It should be noted that, in some embodiments, each address in the
status mapping table 112 can point to multiple register spaces so
as to store status signals at different times or store periodic
status signals (such as the heartbeat signal).
[0031] After acquiring the correct operation data, the logic
control device 110 compares the status signals from the monitored
devices D1-D7 received currently with the correct operation data
previously stored in the corresponding addresses in the status
mapping table 112 so as to determine whether the monitored devices
D1-D7 are in the error state. Similarly, in this way, the logic
control device 110 also can determine whether the monitored devices
D1-D7 recover to normal from the error state. For example, if the
overheating signal (such as Thermal_trip) from the CPU D4 stored in
the second address of the status mapping table 112 is at a high
logic voltage level, then when the logic control device 110 finds
out that the overheating signal from the CPU D4 received by the
second GPIO pin is at a low logic voltage level, the logic control
device 110 can accordingly determine that the CPU D4 is in the
error state.
[0032] It should be noted that, in other embodiments, the logic
control device 110 also can compare the status signals from the
monitored devices D1-D7 with values predetermined by administrators
so as to determine whether the monitored devices D1-D7 are in the
error state. The determination method is not limited to the
above-mentioned embodiments.
[0033] In some embodiments, the logic control device 110 also can
determine possible errors on the whole according to a plurality of
status signals from the monitored devices D1-D7.
[0034] Additionally, in an embodiment of the invention, the logic
control device 110 can further include a timer 114 configured to
monitor and determine the above-mentioned predetermined time
period.
[0035] Additionally, without departing from the spirit of the
invention, those skilled in the art should understand that the
status signals from the monitored devices D1-D7 may be any signals
indicating whether the monitored devices D1-D7 are operated
normally, although the invention is not limited to the signals in
the above-mentioned embodiments.
[0036] Another aspect of the invention provides an operating method
of a computer system. This operating method can be applied to a
computer system which has a structure the same as or similar to
that of the computer system of FIG. 1 described above. For the
convenience of description, the embodiment shown by FIG. 1 is taken
as an example to describe the following operating method, although
the invention is not limited to the embodiment of FIG. 1.
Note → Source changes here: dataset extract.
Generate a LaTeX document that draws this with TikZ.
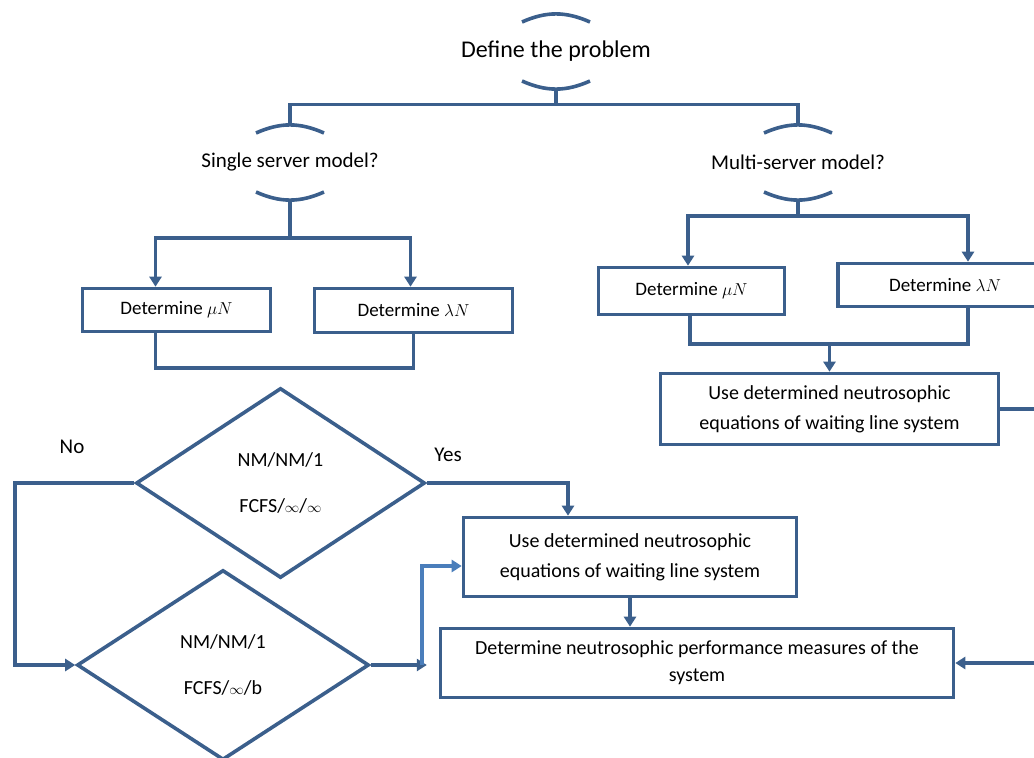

[0037] It should be noted that, in the steps of the following
operating method, no particular sequence is required unless
otherwise specified. Moreover, the following steps also may be
performed simultaneously or may be overlapped in the execution
time.
[0038] FIG. 2 is a flow chart of an operating method 200
illustrated according to an embodiment of the invention. The
operating method 200 may include steps S1-S5. After the computer
system 100 is started, status signals from the monitored devices
D1-D7 are monitored (the step S1), and according to the status
signals from the monitored devices D1-D7, whether the monitored
devices D1-D7 are in an error state is determined (the step S2).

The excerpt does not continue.